É decepcionante, em vários sentidos, a Resolução do Diretório Nacional do PSOL sobre o momento político, intitulada "Os trabalhadores não devem pagar a conta da crise" disponível em http://www.psol.org.br/nacional/diretorio/1414-resolucao-sobre-o-momento-politico-os-trabalhadores-nao-devem-pagar-a-conta-da-crise. Se é verdade que o partido dá um salto de qualidade, ao reconhecer a centralidade do enfrentamento da crise, ultrapassando os limites do combate à corrupção, o PSOL não consegue ainda, em sua nota datada de 21 de março, apontar os reais contornos desta crise, o que certamente limita as propostas de combate aos seus efeitos.

Em posts passados, ou em documentos indicados por este blog, foi apresentada uma visão mais ampla desta crise e dos seus efeitos, além da defesa de que as respostas que a esquerda radical, não-cooptada, deva dar a ela, sejam também mais amplas, para darem conta de seus diversos aspectos, já que o que está colocada é uma convergência de várias crises – financeira, econômica, social, ambiental, alimentar, entre outras –, anunciando assim uma crise da civilização do capital.

Infelizmente, a Resolução do PSOL concentra-se somente nos aspectos financeiros e econômicos da crise, repetindo a velha concepção, muito presente ainda em uma parte considerável da esquerda, que insiste em considerar as lutas econômicas como as únicas que, na verdade, interessam. No caso do PSOL, a bem da verdade, a questão da corrupção parece ser a outra questão relevante da conjuntura.

Sobre a crise ambiental, que hoje se concretiza na ameaça que as mudanças climáticas, provocadas pelo aquecimento global, podem trazer à continuidade da vida dos seres humanos e boa parte das espécies no planeta, nenhuma palavra. Isto um mês após ter sido divulgado um relatório da Agência Nacional de Oceanos e Atmosfera (NOAA, em inglês), órgão do Departamento de Comércio norte-americano, que aponta uma aceleração na concentração de dióxido de carbono (CO2) na atmosfera em 2008, contrariando o senso comum que previa uma redução por conta da crise.

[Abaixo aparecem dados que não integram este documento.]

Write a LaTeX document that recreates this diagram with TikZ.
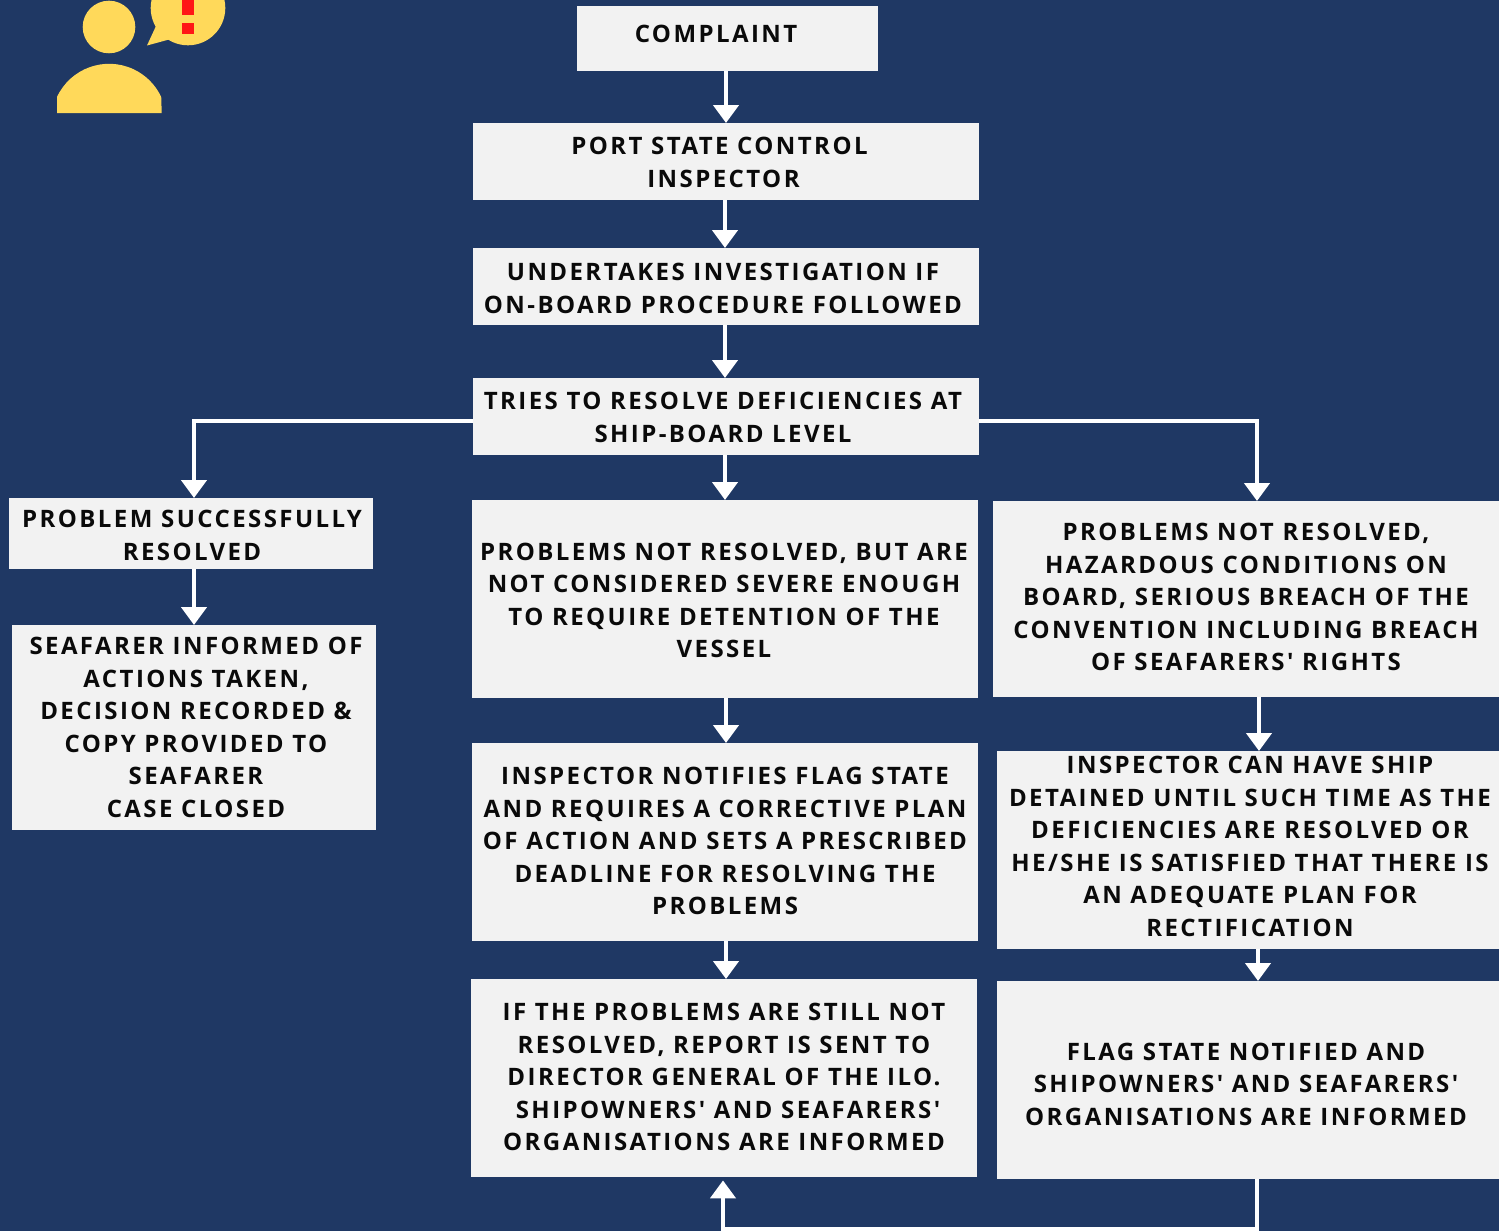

Segundo o Relatório, citado pelo Globo Online em http://oglobo.globo.com/ciencia/mat/2009/02/25/aumento-do-nivel-de-co2-na-atmosfera-acelera-em-2008-754579571.asp, enquanto que, em 2007, o aumento da concentração de CO2 na atmosfera foi de 1,1 partes por milhão (ppm), em 2008 o aumento foi de 2,2 ppm, atingindo a média global de 384,9 ppm, aproximando-se perigosamente (e, ao que tudo indica, cada vez mais rápido) das 400 ppm, número apresentado por vários cientistas como sendo aquele onde as mudanças climáticas – e seus efeitos – se tornarão irreversíveis.

Essa constatação do Relatório, por si, comprova a incapacidade do capital em resolver essa ameaça. Ao contrário, confirma que se a lógica do lucro pelo lucro, da produção pela produção do capital não for substituída por outra radicalmente diferente, os piores cenários previstos pelo IPCC (Painel Intergovernamental sobre Mudanças Climáticas) serão confirmados, ou mesmo ultrapassados, em um espaço de tempo mais curto.

Pois bem, as mudanças climáticas – de alcance planetário e consequências dramáticas, principalmente para as populações mais pobres – continuam sendo ignoradas pelos partidos de esquerda no Brasil, ou, quando muito, tratadas como coisa exótica, sem que os seus efeitos sejam devidamente compreendidos. Dessa forma, acabam por se eximir de qualquer responsabilidade com as futuras gerações e com o futuro do planeta.

O PSOL acerta ao considerar necessário e fundamental que as forças de esquerda, socialistas e do campo progressista discutam alternativas e apresentem propostas que disputem as saídas pela a crise. Mas se equivoca ao lidar somente com as suas dimensões financeiras e econômicas. Não é possível imaginar ser possível que os outros aspectos da crise possam ficar "congelados", enquanto nos ocupamos das questões "verdadeiramente importantes".

No caso das mudanças climáticas, a urgência de se deter a escalada da temperatura média global, estabilizando-a em até +2ºC – em relação ao início da Revolução Industrial – não permite pensar em saídas que não sejam combinadas para os diversos aspectos da crise, sob pena de as mudanças climáticas tornarem mais dramática ainda a vida dos enormes contingentes, que serão inevitavelmente afetados pela crise.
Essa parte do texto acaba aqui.